Personalized education delivers results. In India, an intelligent tutoring system called Mindspark, which identities student weaknesses and provides them with tailored questions to help them learn, is delivering noteworthy improvementsin educational achievement.

Apple’s decision to implement its own platform advantage around the aim of improving education therefore matches the current trend toward such educational experiences.

So, what is Schoolwork?

Schoolwork is an app teachers can use to handle tasks they spend so much time involved in, including:

  • The creation of assignments
  • One-to-one collaboration with students
  • Progress tracking and monitoring
  • Making good use of apps

Schoolwork is designed to work with Apple’s other app, Classroom. The latter helps teachers keep students focused on a specific app or website and lets them view student screens during class, share documents with students, assign shared iPads and even reset a student’s password.

Apple thinks the iPad in education tools, “Enhance the learning experience and help both educators and students get more out of the technology they use in the classroom every day.” Which sounds nice.

How do you use Schoolwork?

So, how do teachers make use of the app? Apple has developed the solution with some of the most critical educational tasks in mind.

Teachers can use the app to create and send announcements and assignments with almost any type of content, from web links to PDFs and documents, and even specific activities in apps.

Within this they can assign specific activities within an app in order to guide students to a specific task.

Apple, naturally with apps in mind, has also made it possible to integrate third-party educational apps (Explain Everything, Tynker, GeoGebra and Kahoot! are mentioned) within these tasks.

What’s really interesting is the built in performance and monitoring tools. Schoolwork can give teachers deep insights into individual student performance, which makes it much easier for them to build personalised learning solutions and figure out where students may need support.

Teachers can also take a look at snapshots of class performance and can check on an individual student’s progress across activities, As with every Apple product, privacy and security features are built in so schools get to create, own and control the accounts used by their students and decide when student progress information is shared.

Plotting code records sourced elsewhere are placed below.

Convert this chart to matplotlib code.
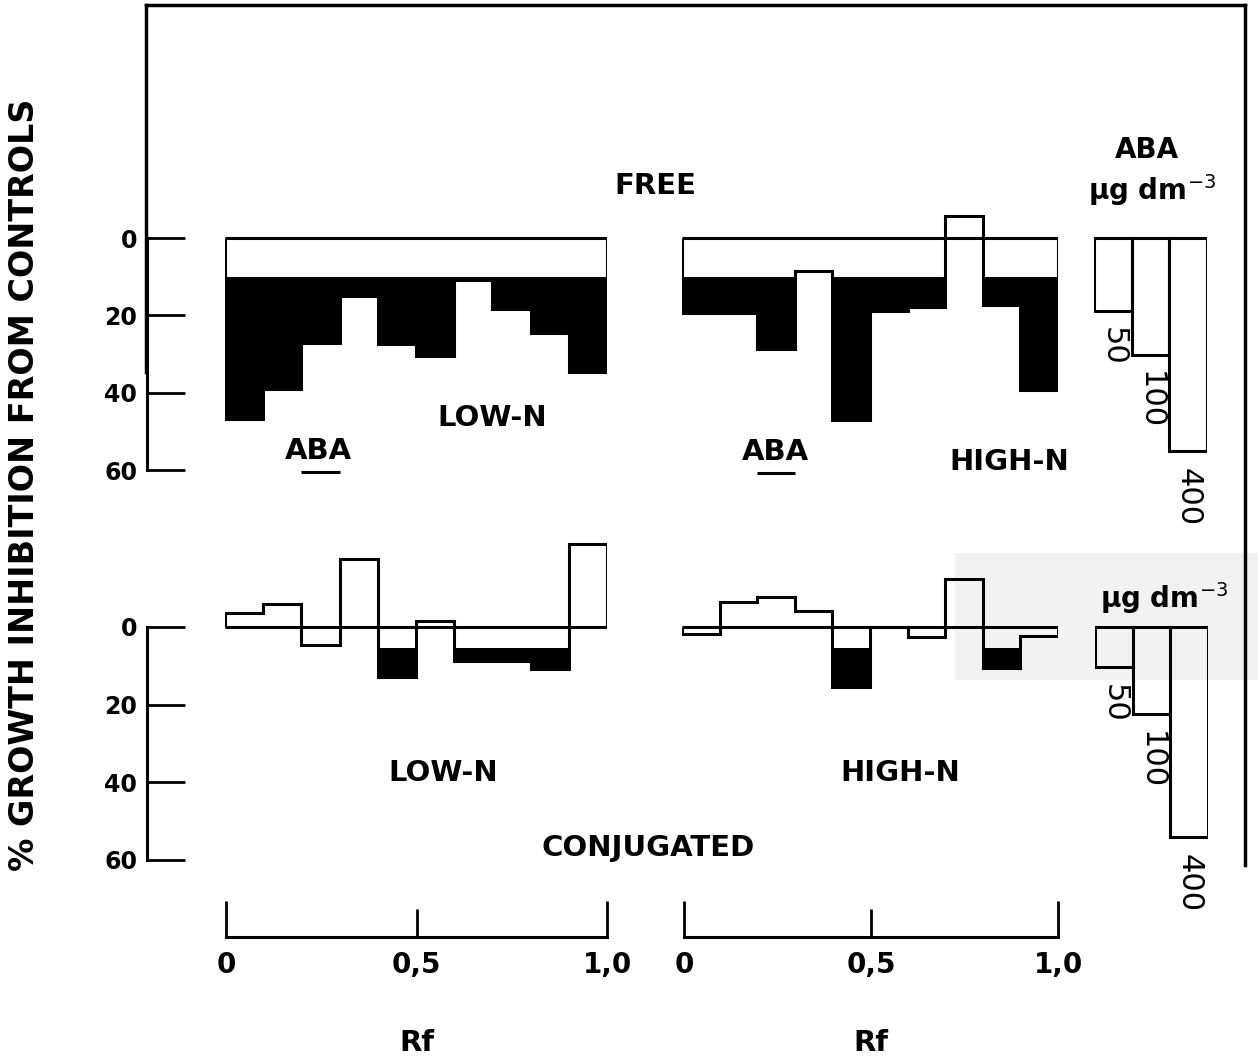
import numpy as np
import matplotlib.pyplot as plt
from matplotlib.patches import Rectangle

plt.rcParams['font.family'] = 'DejaVu Sans'

# Rf fractions of the chromatogram (10 bins)
rf_edges = np.linspace(0, 1, 11)

# % growth inhibition from controls for each Rf fraction (positive = inhibition)
free_low_n = [46.8, 39.0, 27.2, 14.9, 27.4, 30.5, 10.8, 18.4, 24.6, 34.6]
free_high_n = [19.5, 19.5, 28.7, 8.6, 47.0, 19.0, 17.8, -5.7, 17.3, 39.3]
conj_low_n = [-3.5, -6.0, 4.6, -17.6, 12.8, -1.5, 8.7, 8.7, 10.8, -21.3]
conj_high_n = [1.9, -6.5, -7.8, -4.1, 15.5, 0.0, 2.5, -12.3, 10.5, 2.3]

# inhibition beyond these levels is filled black
free_thresh = 10
conj_thresh = 5.5

# ABA standards (ug dm-3) and their inhibition
aba_doses = ['50', '100', '400']
aba_free = [18.8, 30.2, 55.2]
aba_conj = [10.3, 22.5, 54.3]
aba_rf = (0.2, 0.3)  # position of authentic ABA

y_ticks = [0, 20, 40, 60]
rf_ticks = [0, 1.0]
rf_labels = ['0', '1,0']

W, H = 1258, 1060
fig = plt.figure(figsize=(W / 100, H / 100), dpi=100)

LW = 2.2
Y_TOP, Y_BOT = -25, 68
row_free = (238, 3.867)   # pixel of zero, pixels per % unit
row_conj = (627, 3.875)


def px_axes(x0, x1, y0, y1):
    ax = fig.add_axes([x0 / W, 1 - y1 / H, (x1 - x0) / W, (y1 - y0) / H])
    ax.patch.set_visible(False)
    return ax


def row_axes(x0, x1, row, xlim):
    zero, unit = row
    ax = px_axes(x0, x1, zero + Y_TOP * unit, zero + Y_BOT * unit)
    ax.set_xlim(*xlim)
    ax.set_ylim(Y_BOT, Y_TOP)
    return ax


def label(x, y, s, **kw):
    kw.setdefault('fontsize', 21)
    kw.setdefault('fontweight', 'bold')
    fig.text(x / W, 1 - y / H, s, ha='center', va='center', **kw)


def profile(ax, vals, thresh):
    v = np.asarray(vals, dtype=float)
    ax.stairs(np.maximum(v, thresh), rf_edges, baseline=thresh, fill=True,
              color='black', lw=0)
    ax.stairs(v, rf_edges, baseline=0, color='black', lw=LW)
    ax.hlines(0, rf_edges[0], rf_edges[-1], color='black', lw=LW)
    ax.axis('off')


def standards(ax, vals):
    ax.bar(np.arange(len(vals)), vals, width=1, align='edge', fill=False,
           edgecolor='black', lw=LW)
    for i, (lab, v) in enumerate(zip(aba_doses, vals)):
        ax.annotate(lab, (i + 0.5, v), xytext=(0, -12), textcoords='offset points',
                    rotation=-90, ha='center', va='top', fontsize=22)
    ax.axis('off')


def y_scale(row):
    ax = row_axes(147, 190, row, (0, 1))
    for s in ['top', 'right', 'bottom']:
        ax.spines[s].set_visible(False)
    ax.spines['left'].set_bounds(0, 60)
    ax.spines['left'].set_linewidth(LW)
    ax.set_xticks([])
    ax.set_yticks(y_ticks)
    ax.tick_params(axis='y', direction='in', length=27, width=2, pad=7, labelsize=17)
    for t in ax.get_yticklabels():
        t.set_fontweight('bold')


def rf_axis(x0, x1):
    ax = px_axes(x0, x1, 880, 937)
    ax.set_xlim(0, 1)
    ax.set_ylim(0, 1)
    for s in ['top', 'right', 'left']:
        ax.spines[s].set_visible(False)
    ax.spines['bottom'].set_linewidth(LW)
    ax.set_yticks([])
    ax.set_xticks(rf_ticks, labels=rf_labels)
    ax.set_xticks([0.5], labels=['0,5'], minor=True)
    ax.tick_params(axis='x', which='major', direction='in', length=26, width=2,
                   pad=10, labelsize=20)
    ax.tick_params(axis='x', which='minor', direction='in', length=20, width=2,
                   pad=10, labelsize=20)
    for t in ax.get_xticklabels() + ax.get_xticklabels(minor=True):
        t.set_fontweight('bold')
    ax.set_xlabel('Rf', fontsize=21, fontweight='bold', labelpad=36)


# faint scan shading
fig.add_artist(Rectangle((955 / W, 1 - 680 / H), (W - 955) / W, 127 / H,
                         transform=fig.transFigure, color='#f2f2f2', lw=0, zorder=-1))

# outer frame
frame = px_axes(146, 1245, 5, 865)
frame.set_xticks([])
frame.set_yticks([])
frame.set_ylim(0, 860)
frame.spines['bottom'].set_visible(False)
frame.spines['left'].set_bounds(493, 860)
for s in frame.spines.values():
    s.set_linewidth(2.5)

# FREE row
ax = row_axes(225, 607, row_free, (0, 1))
profile(ax, free_low_n, free_thresh)
ax.hlines(60.5, *aba_rf, color='black', lw=LW)
ax = row_axes(682, 1058, row_free, (0, 1))
profile(ax, free_high_n, free_thresh)
ax.hlines(60.8, *aba_rf, color='black', lw=LW)
standards(row_axes(1094, 1207, row_free, (0, 3)), aba_free)
y_scale(row_free)

# CONJUGATED row
ax = row_axes(225, 607, row_conj, (0, 1))
profile(ax, conj_low_n, conj_thresh)
ax = row_axes(682, 1058, row_conj, (0, 1))
profile(ax, conj_high_n, conj_thresh)
standards(row_axes(1095, 1208, row_conj, (0, 3)), aba_conj)
y_scale(row_conj)

rf_axis(226, 607)
rf_axis(684, 1058)

label(655, 186, 'FREE')
label(492, 418, 'LOW-N')
label(318, 451, 'ABA')
label(775, 452, 'ABA')
label(1009, 462, 'HIGH-N')
label(443, 773, 'LOW-N')
label(900, 773, 'HIGH-N')
label(648, 848, 'CONJUGATED')
label(1147, 150, 'ABA', fontsize=20)
label(1152, 190, 'µg dm$^{-3}$', fontsize=20)
label(1164, 598, 'µg dm$^{-3}$', fontsize=20)
label(25, 485, '% GROWTH INHIBITION FROM CONTROLS', rotation=90, fontsize=24)

fig.savefig('out.png', dpi=100)
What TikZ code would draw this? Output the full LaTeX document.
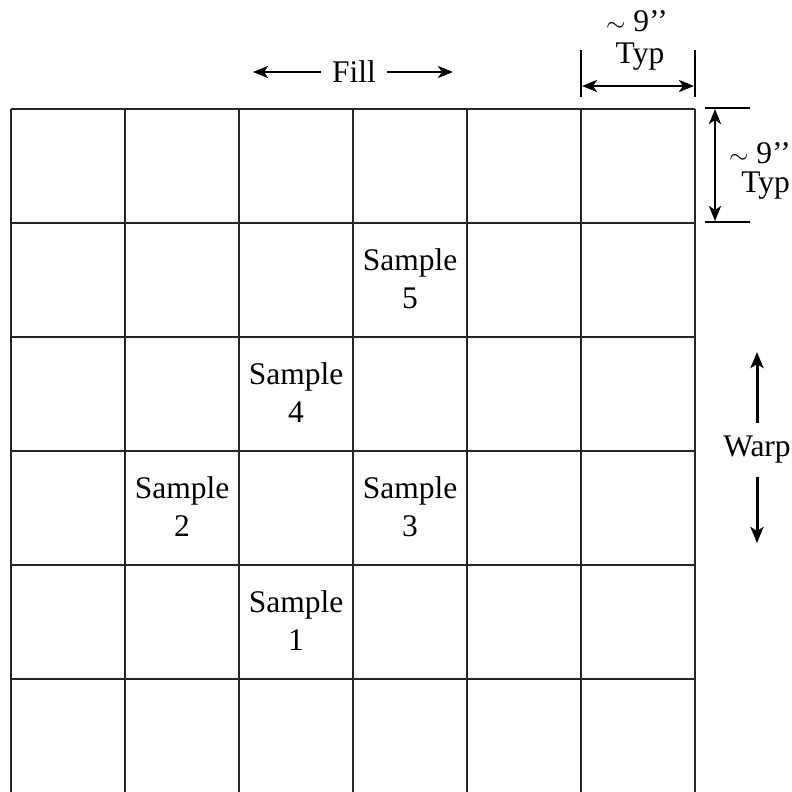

You can find more information on Apple’s tools for teachers here.

Jonny Evans

Watching Apple since 1999. I don't say what they should do. I say what they might do. They sometimes do.

4 Responses

  1. Roger Owens says:

    Jonny, Do you have any idea whether Apple ever intends to equip parents who home school their children with the education based tools? It seems to me to be time to do so. What do you think?

    • Jonny Evans says:

      I like the concept, but I do see problems promising education focused features to a market like that that in some ways inherently lacks consistent standards, all the same, such powerful tools seem to me to have a clear and positive impact on educational teaching and learning potential. Saying this, I think there’s a big opportunity to deliver even more powerful tools to the home school.

  2. Roger Owens says:

    I believe there are associations that home schooling parents can join that help with standards. Seems a shame to lock out the thousands and thousands of home schooling teachers. Then there are small private (religion based) schools like the Mennonites, that, I believe are locked out too–all because they’re not a government based school. Somehow, it just seems wrong.

  3. Roger Owens says:

    As always, thank you, Jonny, for replying to my comments. I wonder what my friend @marrathon (My favorite Apple Guy!)thinks and knows about this? (If he can say anything.)